Historian Stephen Macekura came up with a name for the 20th century. What will he call the 21st?
“We often think of the 20th century in terms of what divided the world,” says Stephen Macekura, a historian who is an assistant professor at the Hamilton Lugar School of Global and International Studies. “For example, part of the world was Communist; part of the world was capitalist.”
He and Harvard University historian Erez Manela have recently collaborated on a book that proposes a new, unifying name for the 20th century: The Development Century. Published by Cambridge University Press, the book examines how “the notion of progress and linear development became a core goal of states, be they liberal or conservative, Communist, capitalist or Fascist,” Macekura explains.
Macekura and Manela point out in their introduction that the idea of helping other nations to develop “has long been the rage in the global arena.” In fact, “official assistance alone—not including philanthropic or private investment—amounted to $132 billion in 2015.”
Despite the grand sums spent on many grandly conceived programs, the two historians say, the actual process of carrying them out has been “contingent, messy, and often contested.” And “the very meaning of development has never been fixed or stable for very long.”

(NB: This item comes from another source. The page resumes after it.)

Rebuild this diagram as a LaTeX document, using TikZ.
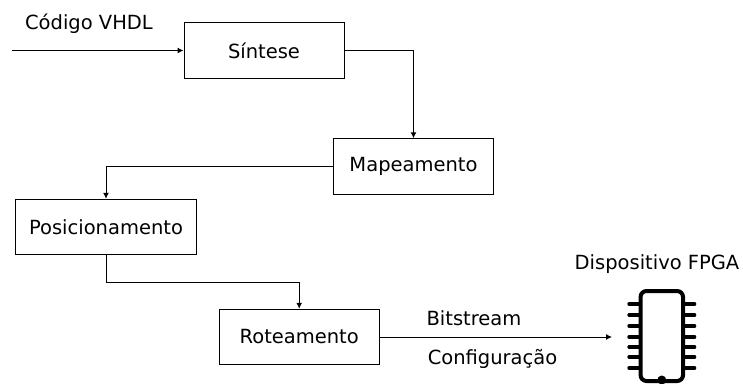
\documentclass[tikz,border=0pt]{standalone}
\usepackage{fontspec}
\setmainfont{DejaVu Sans}
\usepackage{tikz}
\usetikzlibrary{positioning,arrows.meta}
\tikzset{
  block/.style={draw,line width=1pt,minimum height=55.5pt,font=\fontsize{19.5}{22}\selectfont},
  label/.style={font=\fontsize{19.5}{22}\selectfont,inner sep=0pt},
  wire/.style={line width=1pt,-{Latex[length=6pt,width=6pt]}},
  pin/.style={line width=3.5pt,line cap=round}
}
\begin{document}
\begin{tikzpicture}[x=1pt,y=1pt,on grid,auto]
   \useasboundingbox (0,0) rectangle (743,-383);

   \node[block,minimum width=160pt] (sintese) at (264,-50.5) {Síntese};
   \node[block,minimum width=160pt] (mapeamento) [below right=116pt and 149.5pt of sintese] {Mapeamento};
   \node[block,minimum width=181pt] (posicionamento) [below left=60.5pt and 307.5pt of mapeamento] {Posicionamento};
   \node[block,minimum width=160pt] (roteamento) [below right=110pt and 193.2pt of posicionamento] {Roteamento};

   \node[draw,line width=4pt,rounded corners=6pt,minimum width=42.5pt,minimum height=90pt] (chip) [above right=1pt and 362.6pt of roteamento] {};
   \coordinate (entrada) at (12,-50.5);
   \coordinate[right=312.8pt of roteamento] (saida);

   \node[label] (codigo) [above left=26.5pt and 175pt of sintese] {Código VHDL};
   \node[label] (dispositivo) [above left=72pt and 4.8pt of chip] {Dispositivo FPGA};
   \node[label] (bitstream) [above right=19pt and 174.8pt of roteamento] {Bitstream};
   \node[label] (configuracao) [below right=21.5pt and 193.3pt of roteamento] {Configuração};

   % pinos
   \foreach \i/\ypos in {1/32,2/21,3/10,4/-1,5/-11,6/-21,7/-32} {
     \draw[pin] ([yshift=\ypos pt]chip.west) -- ++(-9.5,0);
     \draw[pin] ([yshift=\ypos pt]chip.east) -- ++(9.5,0);
   }
   \fill ([yshift=3pt]chip.south) circle (4.5pt);

   \draw[wire] (entrada) -- (sintese);
   \draw[wire] (sintese.east) -| (mapeamento.north);
   \draw[wire] (mapeamento.west) -| (posicionamento.north);
   \draw[wire] (posicionamento.south) -- ++(0,-27.5) -| (roteamento.north);
   \draw[wire] (roteamento) -- (saida);
\end{tikzpicture}
\end{document}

Thus, their book contains essays by 14 other historians who look at development at many levels (national, regional, international) and from many angles to try to answer such questions as how empire-building (and, later, decolonization) and the Cold War affected the course of development programs.
Macekura says that he and Manela looked for essays from historians who, no matter their methodology or perspective, “write about development beyond narratives of success or failure. It can be easy to dismiss all interventions as imperialism in disguise that come with unintended negative consequences, especially environmental ones.”
Having settled on a label for the 20th century, what does Macekura think the 21st century will be called?
“The 21st century in many ways will be a reckoning with the consequences of development—the most obvious being climate change,” Macekura predicts. “I also very much hope that in the 21st century, we come up with a richer meaning for ‘development.’ Perhaps we’ll say that a developed country isn’t simply the one with the highest GDP, but the one with the most inclusive society, or the one that does the most to ensure social well-being or equal opportunity.”